At the center of Apple’s challenge is memory. AI data centers—built to train and run large-scale models—are consuming unprecedented amounts of DRAM and high-bandwidth memory. These same components are essential for smartphones, laptops, vehicles, and countless other connected devices.

As hyperscalers rush to expand computing capacity, memory suppliers are prioritizing data center contracts, tightening availability elsewhere. Analysts estimate Apple could face memory cost increases of roughly 25% across upcoming quarters, a significant jump for a business that ships hundreds of millions of devices annually.

Apple has already warned that memory prices are set to rise “significantly,” putting future margins under pressure. While the company expects second-quarter margins between 48% and 49%, those figures could come under strain if costs continue climbing.

Advanced Chip Supply Adds Another Constraint

The challenge doesn’t stop at memory. Apple is also navigating limited supply of the advanced processors used in its newest iPhone models. These chips rely on cutting-edge manufacturing nodes that are already operating near full capacity.

Apple’s primary chip manufacturing partner, TSMC, is balancing soaring demand from AI leaders, automotive firms, and consumer electronics giants simultaneously.

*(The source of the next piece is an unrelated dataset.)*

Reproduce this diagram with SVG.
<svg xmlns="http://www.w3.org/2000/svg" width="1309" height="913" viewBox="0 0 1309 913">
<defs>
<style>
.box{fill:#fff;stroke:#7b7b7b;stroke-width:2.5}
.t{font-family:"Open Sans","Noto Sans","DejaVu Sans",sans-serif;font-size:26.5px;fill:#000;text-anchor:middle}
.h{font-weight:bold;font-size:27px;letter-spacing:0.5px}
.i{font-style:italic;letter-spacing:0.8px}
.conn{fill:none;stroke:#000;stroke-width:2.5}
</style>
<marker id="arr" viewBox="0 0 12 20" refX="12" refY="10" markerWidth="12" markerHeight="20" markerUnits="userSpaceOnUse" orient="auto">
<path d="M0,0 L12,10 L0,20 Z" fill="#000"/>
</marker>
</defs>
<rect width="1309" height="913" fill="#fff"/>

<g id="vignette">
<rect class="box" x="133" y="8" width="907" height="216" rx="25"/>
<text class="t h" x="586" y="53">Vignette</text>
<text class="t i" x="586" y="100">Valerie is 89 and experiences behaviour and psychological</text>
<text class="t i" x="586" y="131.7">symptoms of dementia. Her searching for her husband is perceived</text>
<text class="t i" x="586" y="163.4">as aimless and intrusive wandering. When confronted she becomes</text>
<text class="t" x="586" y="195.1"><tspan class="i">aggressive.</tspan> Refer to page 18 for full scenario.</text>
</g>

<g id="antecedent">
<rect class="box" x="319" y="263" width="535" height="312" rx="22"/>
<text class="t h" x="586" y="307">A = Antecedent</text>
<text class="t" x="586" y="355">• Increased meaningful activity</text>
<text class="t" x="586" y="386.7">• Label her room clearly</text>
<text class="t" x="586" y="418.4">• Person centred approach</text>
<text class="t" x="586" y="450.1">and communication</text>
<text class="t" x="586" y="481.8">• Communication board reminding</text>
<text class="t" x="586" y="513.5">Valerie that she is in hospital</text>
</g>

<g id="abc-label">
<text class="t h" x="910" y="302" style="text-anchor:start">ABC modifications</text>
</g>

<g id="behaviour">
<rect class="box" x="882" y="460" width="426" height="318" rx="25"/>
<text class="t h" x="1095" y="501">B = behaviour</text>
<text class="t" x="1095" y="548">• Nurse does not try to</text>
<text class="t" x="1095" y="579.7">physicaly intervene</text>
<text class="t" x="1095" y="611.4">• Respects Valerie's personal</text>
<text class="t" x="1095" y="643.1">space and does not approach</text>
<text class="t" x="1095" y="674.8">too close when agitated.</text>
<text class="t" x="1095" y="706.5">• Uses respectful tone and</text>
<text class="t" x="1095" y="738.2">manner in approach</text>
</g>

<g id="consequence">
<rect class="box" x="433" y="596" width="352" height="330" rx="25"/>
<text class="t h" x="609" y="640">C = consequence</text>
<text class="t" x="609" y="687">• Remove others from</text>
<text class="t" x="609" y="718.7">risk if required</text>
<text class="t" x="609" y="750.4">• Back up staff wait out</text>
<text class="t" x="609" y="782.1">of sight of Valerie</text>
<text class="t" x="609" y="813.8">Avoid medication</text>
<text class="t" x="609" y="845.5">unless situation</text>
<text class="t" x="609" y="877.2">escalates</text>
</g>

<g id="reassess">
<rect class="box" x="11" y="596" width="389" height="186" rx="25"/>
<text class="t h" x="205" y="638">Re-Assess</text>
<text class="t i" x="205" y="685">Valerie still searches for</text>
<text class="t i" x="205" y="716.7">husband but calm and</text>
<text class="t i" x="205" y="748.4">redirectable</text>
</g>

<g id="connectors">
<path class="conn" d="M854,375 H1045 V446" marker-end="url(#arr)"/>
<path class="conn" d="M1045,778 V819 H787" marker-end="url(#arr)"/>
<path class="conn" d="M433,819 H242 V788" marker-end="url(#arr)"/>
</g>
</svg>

That leaves little room for flexibility when demand spikes unexpectedly—as it has for Apple’s latest devices.

The result? Even with strong consumer appetite, Apple may be forced to delay shipments or push sales into later quarters, effectively capping near-term revenue growth.

Apple’s Pricing Dilemma: Absorb Costs or Pass Them On

With costs rising and supply tight, Apple faces a familiar but difficult decision: protect margins or protect affordability.

Analysts outline two likely strategies:

  • Broad price increases on future iPhone models, potentially raising flagship prices by $100–$150.
  • Targeted pricing adjustments, increasing prices more aggressively on lower-storage models while nudging customers toward premium configurations with higher margins.

The latter approach could prove especially effective, as buyers of Pro, Pro Max, and foldable devices tend to be less price-sensitive. This strategy would allow Apple to preserve profitability while minimizing backlash among its most loyal customers.

Why AI Is Reshaping Apple’s Cost Structure

What makes this cycle different is scale. The AI build-out is not a short-term trend—it’s a multi-year transformation reshaping global supply chains. Memory, once a relatively commoditized component, has become a strategic bottleneck.

For Apple, this means higher input costs may persist longer than in past cycles. Even if demand for smartphones remains strong, profitability will increasingly depend on Apple’s ability to optimize pricing, manage supply relationships, and differentiate its premium offerings.

What This Means for Apple Investors and Consumers

In the near term, Apple’s financial strength gives it room to maneuver. Its brand power, ecosystem lock-in, and loyal customer base provide pricing flexibility that few competitors can match. However, sustained cost pressure could gradually narrow margins unless offset by higher prices or operational efficiencies.

For consumers, the implication is clear: future iPhones are unlikely to get cheaper. As AI continues to dominate semiconductor demand, premium pricing may become the norm rather than the exception.

Conclusion: A Strong Quarter, but a Tough Road Ahead

Apple’s record iPhone sales underscore the company’s enduring appeal, but the growing memory chip shortage introduces real constraints. Rising component costs, limited advanced chip supply, and fierce competition from AI infrastructure builders are forcing Apple to rethink how it prices and delivers its most important product.

While Apple is well-equipped to navigate these challenges, the coming quarters will test its ability to balance demand, margins, and affordability. In an AI-driven world where chips are the new currency, even the world’s most valuable consumer brand isn’t immune to supply-side pressure.